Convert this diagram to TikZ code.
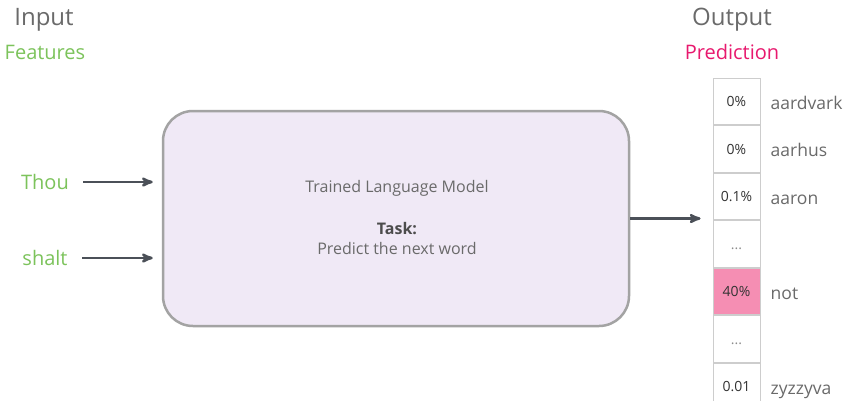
\documentclass[tikz,border=0pt]{standalone}
\usepackage{fontspec}
\setmainfont{Open Sans}
\usetikzlibrary{arrows,positioning}
\definecolor{featgreen}{HTML}{7CC35B}
\definecolor{predpink}{HTML}{E8196E}
\definecolor{cellpink}{HTML}{F58EB3}
\definecolor{boxfill}{HTML}{F0E9F6}
\definecolor{boxline}{HTML}{A3A3A3}
\definecolor{arrowgray}{HTML}{4B5058}
\definecolor{txtgray}{HTML}{6A6A6A}
\definecolor{cellline}{HTML}{CDCDCD}
\tikzset{
    >=stealth',
    kopf/.style={
           text=txtgray,
           font=\fontsize{24}{28}\selectfont},
    unter/.style={
           font=\fontsize{20}{24}\selectfont},
    wort/.style={
           text=featgreen,
           font=\fontsize{20}{24}\selectfont},
    boks/.style={
           rectangle,
           rounded corners=30pt,
           draw=boxline, line width=2.5pt,
           fill=boxfill,
           minimum width=466pt,
           minimum height=215pt},
    bokstxt/.style={
           text=txtgray,
           font=\fontsize{16}{19}\selectfont},
    celle/.style={
           rectangle,
           draw=cellline, line width=1pt,
           minimum width=47pt,
           minimum height=46.5pt,
           inner sep=0pt,
           text height=10pt, text depth=0pt,
           text=black!80,
           font=\fontsize{14}{16}\selectfont},
    etikett/.style={
           inner sep=0pt,
           text height=17pt, text depth=2pt,
           text=txtgray,
           font=\fontsize{17.5}{21}\selectfont},
    pil/.style={
           ->,
           draw=arrowgray,
           line width=2.5pt}
}

\begin{document}
\begin{tikzpicture}[x=1pt, y=-1pt]
        \fill[white] (0,0) rectangle (847,400);
        \useasboundingbox (0,0) rectangle (847,400);

        \node[kopf] (inp) at (44,20) {Input};
        \node[unter, text=featgreen] (feat) at (45,52) {Features};
        \node[kopf] (outp) at (732,20) {Output};
        \node[unter, text=predpink] (pred) at (732,52) {Prediction};

        \node[wort] (thou) at (45,182) {Thou};
        \node[wort] (shalt) at (45,258) {shalt};

        \node[boks] (lm) at (396,218.5) {};
        \node[bokstxt] (titel) at (397,188) {Trained Language Model};
        \node[bokstxt, text=black!70] (task) at (397,229) {\textbf{Task:}};
        \node[bokstxt] (pred) at (397,248) {Predict the next word};

        \node[celle] (c1) at (736.5,101.5) {0\%};
        \node[celle, below=0pt of c1] (c2) {0\%};
        \node[celle, below=0pt of c2] (c3) {0.1\%};
        \node[celle, below=0pt of c3, text=black!45] (c4) {...};
        \node[celle, below=0pt of c4, fill=cellpink] (c5) {40\%};
        \node[celle, below=0pt of c5, text=black!45] (c6) {...};
        \node[celle, below=0pt of c6] (c7) {0.01};

        \node[etikett, right=10pt of c1] (l1) {aardvark};
        \node[etikett, right=10pt of c2] (l2) {aarhus};
        \node[etikett, right=10pt of c3] (l3) {aaron};
        \node[etikett, right=10pt of c5] (l5) {not};
        \node[etikett, right=10pt of c7] (l7) {zyzzyva};

        \coordinate (ziel) at ([xshift=-12pt]c3.south west);

        \draw[pil, shorten <=11pt, shorten >=9pt] (thou.east) -- (thou.east -| lm.west);
        \draw[pil, shorten <=11pt, shorten >=9pt] (shalt.east) -- (shalt.east -| lm.west);
        \draw[pil] (lm.east) -- (lm.east -| ziel);
    \end{tikzpicture}
\end{document}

#### WHAT IS REQUIRED:
Make an exact copy of the listing above. Do not include the pictures.

#### FINAL RESULT:
Convert this diagram to TikZ code.
\documentclass[tikz,border=0pt]{standalone}
\usepackage{fontspec}
\setmainfont{Open Sans}
\usetikzlibrary{arrows,positioning}
\definecolor{featgreen}{HTML}{7CC35B}
\definecolor{predpink}{HTML}{E8196E}
\definecolor{cellpink}{HTML}{F58EB3}
\definecolor{boxfill}{HTML}{F0E9F6}
\definecolor{boxline}{HTML}{A3A3A3}
\definecolor{arrowgray}{HTML}{4B5058}
\definecolor{txtgray}{HTML}{6A6A6A}
\definecolor{cellline}{HTML}{CDCDCD}
\tikzset{
    >=stealth',
    kopf/.style={
           text=txtgray,
           font=\fontsize{24}{28}\selectfont},
    unter/.style={
           font=\fontsize{20}{24}\selectfont},
    wort/.style={
           text=featgreen,
           font=\fontsize{20}{24}\selectfont},
    boks/.style={
           rectangle,
           rounded corners=30pt,
           draw=boxline, line width=2.5pt,
           fill=boxfill,
           minimum width=466pt,
           minimum height=215pt},
    bokstxt/.style={
           text=txtgray,
           font=\fontsize{16}{19}\selectfont},
    celle/.style={
           rectangle,
           draw=cellline, line width=1pt,
           minimum width=47pt,
           minimum height=46.5pt,
           inner sep=0pt,
           text height=10pt, text depth=0pt,
           text=black!80,
           font=\fontsize{14}{16}\selectfont},
    etikett/.style={
           inner sep=0pt,
           text height=17pt, text depth=2pt,
           text=txtgray,
           font=\fontsize{17.5}{21}\selectfont},
    pil/.style={
           ->,
           draw=arrowgray,
           line width=2.5pt}
}

\begin{document}
\begin{tikzpicture}[x=1pt, y=-1pt]
        \fill[white] (0,0) rectangle (847,400);
        \useasboundingbox (0,0) rectangle (847,400);

        \node[kopf] (inp) at (44,20) {Input};
        \node[unter, text=featgreen] (feat) at (45,52) {Features};
        \node[kopf] (outp) at (732,20) {Output};
        \node[unter, text=predpink] (pred) at (732,52) {Prediction};

        \node[wort] (thou) at (45,182) {Thou};
        \node[wort] (shalt) at (45,258) {shalt};

        \node[boks] (lm) at (396,218.5) {};
        \node[bokstxt] (titel) at (397,188) {Trained Language Model};
        \node[bokstxt, text=black!70] (task) at (397,229) {\textbf{Task:}};
        \node[bokstxt] (pred) at (397,248) {Predict the next word};

        \node[celle] (c1) at (736.5,101.5) {0\%};
        \node[celle, below=0pt of c1] (c2) {0\%};
        \node[celle, below=0pt of c2] (c3) {0.1\%};
        \node[celle, below=0pt of c3, text=black!45] (c4) {...};
        \node[celle, below=0pt of c4, fill=cellpink] (c5) {40\%};
        \node[celle, below=0pt of c5, text=black!45] (c6) {...};
        \node[celle, below=0pt of c6] (c7) {0.01};

        \node[etikett, right=10pt of c1] (l1) {aardvark};
        \node[etikett, right=10pt of c2] (l2) {aarhus};
        \node[etikett, right=10pt of c3] (l3) {aaron};
        \node[etikett, right=10pt of c5] (l5) {not};
        \node[etikett, right=10pt of c7] (l7) {zyzzyva};

        \coordinate (ziel) at ([xshift=-12pt]c3.south west);

        \draw[pil, shorten <=11pt, shorten >=9pt] (thou.east) -- (thou.east -| lm.west);
        \draw[pil, shorten <=11pt, shorten >=9pt] (shalt.east) -- (shalt.east -| lm.west);
        \draw[pil] (lm.east) -- (lm.east -| ziel);
    \end{tikzpicture}
\end{document}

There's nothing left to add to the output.